- Castle Rock Location within West Virginia
- Coordinates: 37°34′57.0″N 81°32′19.4″W﻿ / ﻿37.582500°N 81.538722°W
- Location: Pineville, West Virginia, USA
- Age: About 200 million years ago
- Geology: Shale formation atop a stone base
- Etymology: Resemblance to a castle

Dimensions
- • Width: Base: 100 feet (30 m) diameter; Top: Between 25 feet (7.6 m) and 30 feet (9.1 m) diameter
- • Height: 200 feet (61 m)

= Castle Rock (Pineville, West Virginia) =

Castle Rock is a geological feature located in Pineville, West Virginia, USA.

Castle Rock stands next to the Pineville Public Library. Named for its resemblance to a castle, it rises about 200 feet above Rockcastle Creek, a branch of the Guyandotte River. Its base is estimated to be 100 feet in diameter. Midway up there is a stone terrace, with a narrower shale formation rising out of it. The shale formation is approximately 20.23 feet in diameter at its base, and between 25 and 30 feet at the top.

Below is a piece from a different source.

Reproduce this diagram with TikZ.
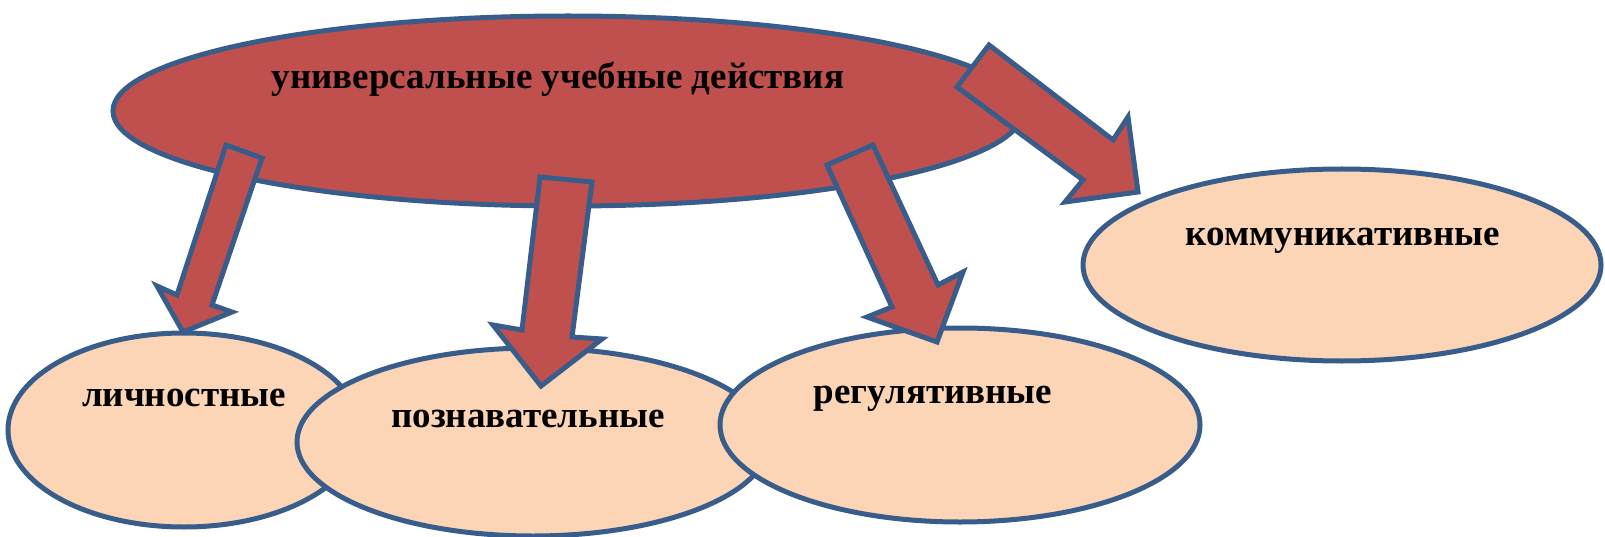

The strata of which Castle Rock consists were laid down about 200 million years ago. Over time water eroded away the surrounding rock creating its distinctive shape. Castle Rock was known to early explores of the area simply as the "castle". At one time ladders provided access to the top of the rock, but they were removed in 1911, after a man named Virgil Senter fell to his death. Steps and hand rails leading to the terrace were added later. In 2001 a sign explaining how the rock was formed was placed in front of Castle Rock.